Boob-Job Envy

no boobs for nowWell, another of my friends has just undergone boob surgery, and each time this happens, I can’t help but wonder what it would be like if I were to go that route.

It sure would be nice to have a (more) feminine chest, that’s sure.

But, each of us has her own journey to follow.

Boobies would certainly pose problems in my male life – a life I still hold dear. I would never get really big ones anyway, and so they could be hidden, but still…

But, the more important issue for me is that I am still struggling with the extent and nature of my femininity. Currently, I take great pleasure in my ability to be convincingly feminine without surgery or hormones, and, in fact, I consider that to be my gender identity – that I am naturally able to assume the role of both or either, without the need for drugs or implants.

More to this point, I figure that I don’t become more feminine because of my clothes, and I don’t become more feminine because I have surgery.

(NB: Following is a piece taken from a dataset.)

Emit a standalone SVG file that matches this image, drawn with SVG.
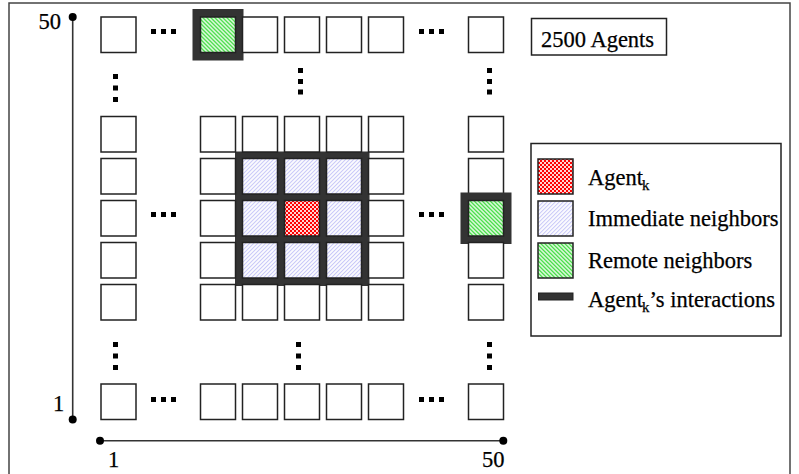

Rather, my womanhood is something personal, spiritual and natural, and independent of superficial things.

If and when the day comes that my womanhood has developed to the point where not having breasts is actually misleading to others as to my true nature, then it might be time to do something. But, in my view, that would come after living and experiencing so much more of what a woman’s life has to offer, and embracing it as my destiny.

In the meantime – and perhaps for always – my body reflects pretty well who and what I am.